An analysis of the record numbers of Latinos who voted Nov. 4 indicates not only stronger support for President-elect Barack Obama than initially thought but also that they intend to hold him and the Democratic Congress accountable for their campaign promises, a Latino official says.
Latino votes for Obama could have been higher than reflected in exit poll data, according to the analysis of the survey, released Friday. It found that 72 percent of Latino voters overall opted for Obama, while 25 percent chose Sen. John McCain, according to a release on PR Newswire announcing the results.
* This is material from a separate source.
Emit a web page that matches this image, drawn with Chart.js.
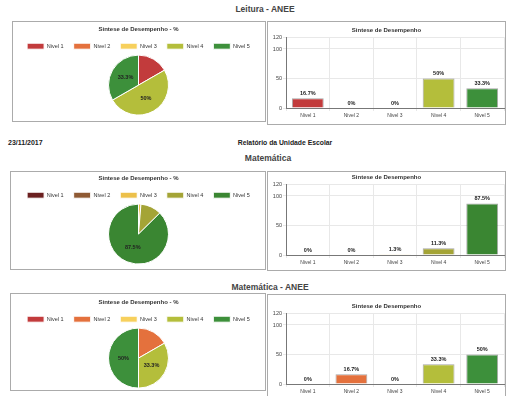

“The Democratic Party should heed the message of Latino voters in our survey,” said Arturo Vargas, executive director of the NALEO Educational Fund, one of the co-sponsors of the survey. “With their strong support of President-elect Obama and his party come high expectations."
ImpreMedia, which bills itself as the nation's leading Hispanic news and information company, commissioned the survey in conjunction with the Latino Decisions polling firm and NALEO, an organization that fosters Latino participation in the political process.
The high turnout among Latinos solidifies them as a voting bloc, said Vargas, adding, "The survey also finds that naturalized immigrant voters and first time voters played a significant role in shaping the Latino vote.”
Naturalized immigrants total nearly half of the total of Latino voters, the poll found, as 46 percent were born outside the United States or Puerto Rico. And one of every six was voting for the first time.
Just over two-thirds of the Latinos who voted Nov. 4 said restoring the economy is the most important issue for Obama and Congress to address, outpacing by far the importance of other issues, including the war in Iraq at 6 percent, immigration at 6 percent, and healthcare, at 4 percent.
Expectations also remain high for immigration reform, the poll found, with 41 percent saying it is very important and 27 percent, important, for the Obama administration to address it within its first year.
Nearly 70 percent of those surveyed expect the Latino community to see improvements under the Obama administration. Among immigrant voters, that expectation ran to 75 percent in the survey, which has an error margin of plus or minus 3.5 percent and is said to reflect Latinos nationwide.